Pero no sólo el plan, que cuenta con una financiación ridícula que de ningún modo permitirá ahorrar los más de 4.000 millones de euros calculados, es un totum revolutum poco decoroso. Además, una propuesta de esta naturaleza sólo tiene sentido después de haber fijado una planificación energética estatal indicativa a medio y largo plazo. Y, por añadidura, el planteamiento general de la llamada a la austeridad está equivocado.

Con respecto a lo primero, a la falta de planificación y método, es claro que el primer afán de Miguel Sebastián debería consistir en asegurar la oferta energética que satisfaga la demanda presente y futura, así como en rebajar la gran dependencia energética.

Los expertos creen que las energías renovables tan sólo podrán proporcionar en el mejor de los casos no más del 30% de la oferta, por lo que parece inevitable abrir cuanto antes del debate nuclear.

Cuando todo esto esté en marcha, será quizá momento de predicar austeridad a los ciudadanos con el fin de ajustar el chocolate del loro del consumo. Pero hasta entonces, quienes estamos a merced de la impertinencia oficial tenemos derecho a reclamar al célebre descorbatado que anteponga las grandes políticas a estos afanes intervencionistas y menudos que quizá revelen indirectamente un malsano afán de protagonismo.

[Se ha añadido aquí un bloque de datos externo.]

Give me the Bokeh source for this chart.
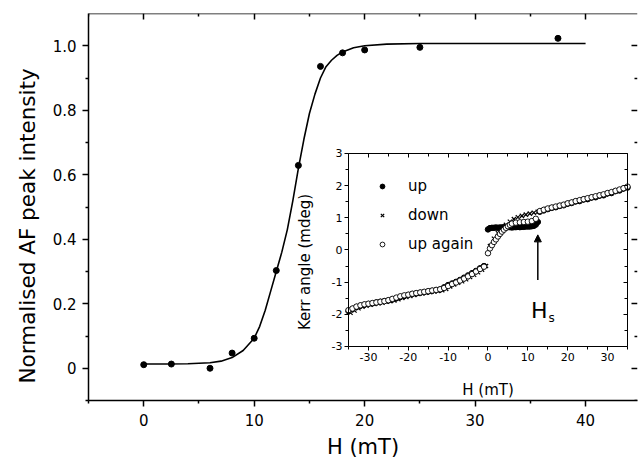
import math
from bokeh.plotting import figure
from bokeh.models import (Range1d, LinearAxis, FixedTicker, Legend, LegendItem,
                          Arrow, NormalHead, Label, Title, CustomJSTickFormatter)
from bokeh.embed import file_html
from bokeh.resources import INLINE

FONT = "DejaVu Sans"

# ---------------- main panel data ----------------
field_mT = [0, 2.5, 6, 8, 10, 12, 14, 16, 18, 20, 25, 37.5]
af_intensity = [0.011, 0.013, 0.0, 0.047, 0.093, 0.303, 0.629, 0.936, 0.978, 0.987, 0.995, 1.023]

fit_field = [0, 2, 4, 6, 7, 8, 9, 10, 10.5, 11, 11.5, 12, 12.5, 13, 13.5, 14, 14.5, 15,
             15.5, 16, 16.5, 17, 17.5, 18, 19, 20, 22, 25, 30, 35, 40]
fit_intensity = [0.013, 0.013, 0.014, 0.017, 0.022, 0.033, 0.055, 0.093, 0.13, 0.18, 0.24,
                 0.30, 0.36, 0.43, 0.52, 0.62, 0.71, 0.79, 0.85, 0.90, 0.935, 0.955, 0.97,
                 0.981, 0.994, 1.0, 1.005, 1.007, 1.007, 1.007, 1.007]

main_x_ticks = [0, 10, 20, 30, 40]
main_x_minor = [-5, 5, 15, 25, 35]
main_y_ticks = [0, 0.2, 0.4, 0.6, 0.8, 1.0]
main_y_minor = [-0.1, 0.1, 0.3, 0.5, 0.7, 0.9]

# ---------------- inset data (Kerr loops) ----------------
up_field = [-35, -34, -33, -32, -31, -30, -29, -28, -27, -26, -25, -24, -23, -22, -21, -20,
            -19, -18, -17, -16, -15, -14, -13, -12, -11, -10, -9, -8, -7, -6, -5, -4, -3, -2, -1,
            0, 0.5, 1, 1.5, 2, 2.5, 3, 3.5, 4, 4.5, 5, 5.5, 6, 6.5, 7, 7.5, 8, 8.5, 9, 9.5,
            10, 10.5, 11, 11.5, 12, 12.5,
            13, 14, 15, 16, 17, 18, 19, 20, 21, 22, 23, 24, 25, 26, 27, 28, 29, 30, 31, 32, 33, 34, 35]
up_kerr = [-1.90, -1.83, -1.77, -1.73, -1.70, -1.68, -1.66, -1.63, -1.61, -1.59, -1.57, -1.54,
           -1.50, -1.46, -1.43, -1.40, -1.37, -1.35, -1.33, -1.31, -1.29, -1.27, -1.25, -1.23,
           -1.16, -1.09, -1.04, -0.99, -0.93, -0.86, -0.79, -0.72, -0.65, -0.57, -0.50,
           0.64, 0.68, 0.69, 0.69, 0.70, 0.69, 0.70, 0.70, 0.71, 0.70, 0.71, 0.71, 0.70, 0.71,
           0.71, 0.72, 0.71, 0.72, 0.72, 0.73, 0.73, 0.73, 0.74, 0.75, 0.79, 0.87,
           1.19, 1.23, 1.27, 1.31, 1.33, 1.37, 1.39, 1.44, 1.46, 1.51, 1.52, 1.57, 1.58, 1.63,
           1.64, 1.69, 1.70, 1.76, 1.77, 1.83, 1.85, 1.91, 1.94]

down_field = [-34.5, -33.5, -32.5, -31.5, -30.5, -29.5, -28.5, -27.5, -26.5, -25.5, -24.5,
              -23.5, -22.5, -21.5, -20.5, -19.5, -18.5, -17.5, -16.5, -15.5, -14.5, -13.5,
              -12.5, -11.5, -10.5, -9.5, -8.5, -7.5, -6.5, -5.5, -4.5, -3.5, -2.5, -1.5, -0.5,
              0.5, 1.5, 2.5, 3.5, 4.5, 5.5, 6.5, 7.5, 8.5, 9.5, 10.5, 11.5, 12.5, 13.5, 14.5,
              15.5, 16.5, 17.5, 18.5, 19.5, 20.5, 21.5, 22.5, 23.5, 24.5, 25.5, 26.5, 27.5,
              28.5, 29.5, 30.5, 31.5, 32.5, 33.5, 34.5]
down_kerr = [-1.95, -1.88, -1.81, -1.76, -1.73, -1.70, -1.68, -1.66, -1.64, -1.61, -1.59,
             -1.57, -1.53, -1.49, -1.46, -1.43, -1.40, -1.37, -1.35, -1.33, -1.31, -1.29,
             -1.27, -1.25, -1.21, -1.13, -1.07, -1.02, -0.97, -0.91, -0.84, -0.77, -0.69,
             -0.61, -0.50,
             0.12, 0.35, 0.52, 0.66, 0.78, 0.88, 0.96, 1.02, 1.06, 1.10, 1.13, 1.16, 1.19,
             1.23, 1.27, 1.30, 1.33, 1.36, 1.39, 1.42, 1.45, 1.49, 1.52, 1.55, 1.58, 1.61,
             1.64, 1.67, 1.70, 1.73, 1.77, 1.81, 1.85, 1.89, 1.93]

again_field = [-35, -34, -33, -32, -31, -30, -29, -28, -27, -26, -25, -24, -23, -22, -21, -20,
               -19, -18, -17, -16, -15, -14, -13, -12, -11, -10, -9, -8, -7, -6, -5, -4, -3, -2, -1,
               0, 0.5, 1, 1.5, 2, 2.5, 3, 3.5, 4, 4.5, 5, 5.5, 6,
               7, 8, 9, 10, 11, 12,
               13, 14, 15, 16, 17, 18, 19, 20, 21, 22, 23, 24, 25, 26, 27, 28, 29, 30, 31, 32, 33, 34, 35]
again_kerr = [-1.87, -1.82, -1.76, -1.72, -1.69, -1.67, -1.65, -1.63, -1.61, -1.59, -1.56,
              -1.52, -1.48, -1.44, -1.41, -1.39, -1.36, -1.34, -1.32, -1.30, -1.28, -1.26,
              -1.24, -1.22, -1.18, -1.12, -1.06, -1.01, -0.95, -0.89, -0.82, -0.75, -0.67,
              -0.59, -0.52,
              -0.10, 0.05, 0.15, 0.25, 0.33, 0.42, 0.50, 0.57, 0.63, 0.69, 0.74, 0.78, 0.82,
              0.85, 0.86, 0.87, 0.88, 0.90, 0.97,
              1.21, 1.25, 1.29, 1.32, 1.35, 1.38, 1.41, 1.45, 1.48, 1.52, 1.55, 1.58, 1.61,
              1.64, 1.67, 1.70, 1.73, 1.77, 1.80, 1.84, 1.88, 1.92, 1.97]

inset_x_ticks = [-30, -20, -10, 0, 10, 20, 30]
inset_x_minor = [-35, -25, -15, -5, 5, 15, 25, 35]
inset_y_ticks = [-3, -2, -1, 0, 1, 2, 3]
inset_y_minor = [-2.5, -1.5, -0.5, 0.5, 1.5, 2.5]

hs_field = 12.5          # saturation field marked by the arrow
hs_arrow_from = -0.93
hs_arrow_to = 0.47

# ---------------- figure ----------------
p = figure(width=638, height=464, output_backend="svg", toolbar_location=None,
           x_range=Range1d(-5, 44.7), y_range=Range1d(-0.1, 1.1),
           x_axis_location=None, y_axis_location=None,
           min_border_left=88, min_border_right=1, min_border_top=13, min_border_bottom=64)
p.outline_line_color = None
p.background_fill_color = "white"
p.border_fill_color = "white"
for g in p.grid:
    g.visible = False

# inset ranges mapped so the inset box sits inside the frame
p.extra_x_ranges = {"ix": Range1d(-100.23, 37.51)}
p.extra_y_ranges = {"iy": Range1d(-4.679, 7.352)}


def style(ax, size="15px", lw=1.5, tin=0, tout=6, mtin=0, mtout=3, labels=True, standoff=7):
    ax.axis_line_width = lw
    ax.axis_line_color = "black"
    ax.major_tick_line_color = "black"
    ax.minor_tick_line_color = "black"
    ax.major_tick_line_width = lw
    ax.minor_tick_line_width = lw
    ax.major_tick_in = tin
    ax.major_tick_out = tout
    ax.minor_tick_in = mtin
    ax.minor_tick_out = mtout
    ax.major_label_text_font = FONT
    ax.major_label_text_font_size = size
    ax.major_label_text_color = "black"
    ax.major_label_standoff = standoff
    if not labels:
        ax.major_label_text_color = None


main_xt = FixedTicker(ticks=main_x_ticks, minor_ticks=main_x_minor)
main_yt = FixedTicker(ticks=main_y_ticks, minor_ticks=main_y_minor)

xb = LinearAxis(ticker=main_xt)
style(xb, tout=6, mtout=3, standoff=7)
xb.major_label_text_line_height = 0.9
p.add_layout(xb, "below")

xt = LinearAxis(ticker=main_xt, fixed_location=1.1)
style(xt, tin=6, tout=0, mtin=3, mtout=0, labels=False)
p.add_layout(xt, "above")

yl = LinearAxis(ticker=main_yt,
                formatter=CustomJSTickFormatter(code="return tick === 0 ? '0' : tick.toFixed(1);"))
style(yl, tout=6, mtout=3, standoff=6)
p.add_layout(yl, "left")

yr = LinearAxis(ticker=main_yt, fixed_location=44.7)
style(yr, tin=6, tout=0, mtin=3, mtout=0, labels=False)
yr.axis_line_color = None
p.add_layout(yr, "right")

# axis titles as side titles (allow shifting along the axis)
p.add_layout(Title(text="Normalised AF peak intensity", align="left", offset=17,
                   standoff=20, text_font=FONT, text_font_size="21.5px",
                   text_font_style="normal", text_line_height=0.8,
                   text_color="black"), "left")
p.add_layout(Title(text="H (mT)", align="center", standoff=9, text_font=FONT,
                   text_font_size="21px", text_font_style="normal", text_line_height=0.8,
                   text_color="black"), "below")

# main data
p.line(fit_field, fit_intensity, line_width=1.6, line_color="black")
p.scatter(field_mT, af_intensity, size=6, marker="circle", color="black")

# ---------------- inset ----------------
ixt = FixedTicker(ticks=inset_x_ticks, minor_ticks=inset_x_minor)
iyt = FixedTicker(ticks=inset_y_ticks, minor_ticks=inset_y_minor)
fmt0 = CustomJSTickFormatter(code="return tick.toFixed(0);")

ib = LinearAxis(x_range_name="ix", y_range_name="iy", fixed_location=-3, bounds=(-35, 35),
                ticker=ixt, formatter=fmt0)
style(ib, size="11px", lw=1, tout=4, mtout=3, standoff=3)
p.add_layout(ib, "below")

itop = LinearAxis(x_range_name="ix", y_range_name="iy", fixed_location=3, bounds=(-35, 35),
                  ticker=ixt)
style(itop, lw=1, tin=4, tout=0, mtin=3, mtout=0, labels=False)
p.add_layout(itop, "above")

il = LinearAxis(x_range_name="ix", y_range_name="iy", fixed_location=-35, bounds=(-3, 3),
                ticker=iyt, formatter=fmt0)
style(il, size="11px", lw=1, tout=4, mtout=3, standoff=2)
p.add_layout(il, "left")

ir = LinearAxis(x_range_name="ix", y_range_name="iy", fixed_location=35, bounds=(-3, 3),
                ticker=iyt)
style(ir, lw=1, tin=4, tout=0, mtin=3, mtout=0, labels=False)
p.add_layout(ir, "right")

r_up = p.scatter(up_field, up_kerr, x_range_name="ix", y_range_name="iy", marker="circle",
                 size=5.5, color="black")
r_down = p.scatter(down_field, down_kerr, x_range_name="ix", y_range_name="iy", marker="x",
                   size=6, line_color="black", line_width=1.2)
r_again = p.scatter(again_field, again_kerr, x_range_name="ix", y_range_name="iy",
                    marker="circle", size=5.5, line_color="black", fill_color="white",
                    line_width=0.9)

legend = Legend(items=[LegendItem(label="up", renderers=[r_up]),
                       LegendItem(label="down", renderers=[r_down]),
                       LegendItem(label="up again", renderers=[r_again])],
                location=(288, 146), orientation="vertical",
                label_text_font=FONT, label_text_font_size="15px", label_text_color="black",
                glyph_width=12, glyph_height=20, label_height=20, spacing=9,
                label_standoff=20, padding=0, margin=0,
                border_line_color=None, background_fill_alpha=0)
p.add_layout(legend)

p.add_layout(Label(x=0, y=-4.346, x_range_name="ix", y_range_name="iy", text="H (mT)",
                   text_font=FONT, text_font_size="15px", text_align="center",
                   text_baseline="alphabetic", text_color="black"))
p.add_layout(Label(x=-46.0, y=-0.373, x_range_name="ix", y_range_name="iy",
                   text="Kerr angle (mdeg)", text_font=FONT, text_font_size="15px",
                   angle=math.pi / 2, text_align="center", text_baseline="alphabetic",
                   text_color="black"))

p.add_layout(Arrow(x_start=hs_field, y_start=hs_arrow_from, x_end=hs_field, y_end=hs_arrow_to,
                   x_range_name="ix", y_range_name="iy", line_width=1.5, line_color="black",
                   end=NormalHead(size=7, fill_color="black", line_color="black")))
p.add_layout(Label(x=10.8, y=-1.88, x_range_name="ix", y_range_name="iy", text="H",
                   text_font=FONT, text_font_size="22px", text_baseline="alphabetic",
                   text_color="black"))
p.add_layout(Label(x=15.2, y=-2.10, x_range_name="ix", y_range_name="iy", text="s",
                   text_font=FONT, text_font_size="12px", text_baseline="alphabetic",
                   text_color="black"))

open("out.html", "w").write(file_html(p, INLINE))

Con respecto a lo segundo, al planteamiento público de la austeridad, es altamente demagógico afirmar que «cada vez que levantamos el pie del acelerador mejora la renta nacional» o que «cada vez que cogemos el metro o reducimos el aire acondicionado hacemos algo por nuestro país». Y si no hubiera demagogia, peor, porque entonces se demostraría estulticia.

Ya sabemos que a la política no van necesariamente los mejores y que, junto a personalidades brillantes, logran abrirse paso medianías audaces que ni siquiera saben ocultar su incompetencia.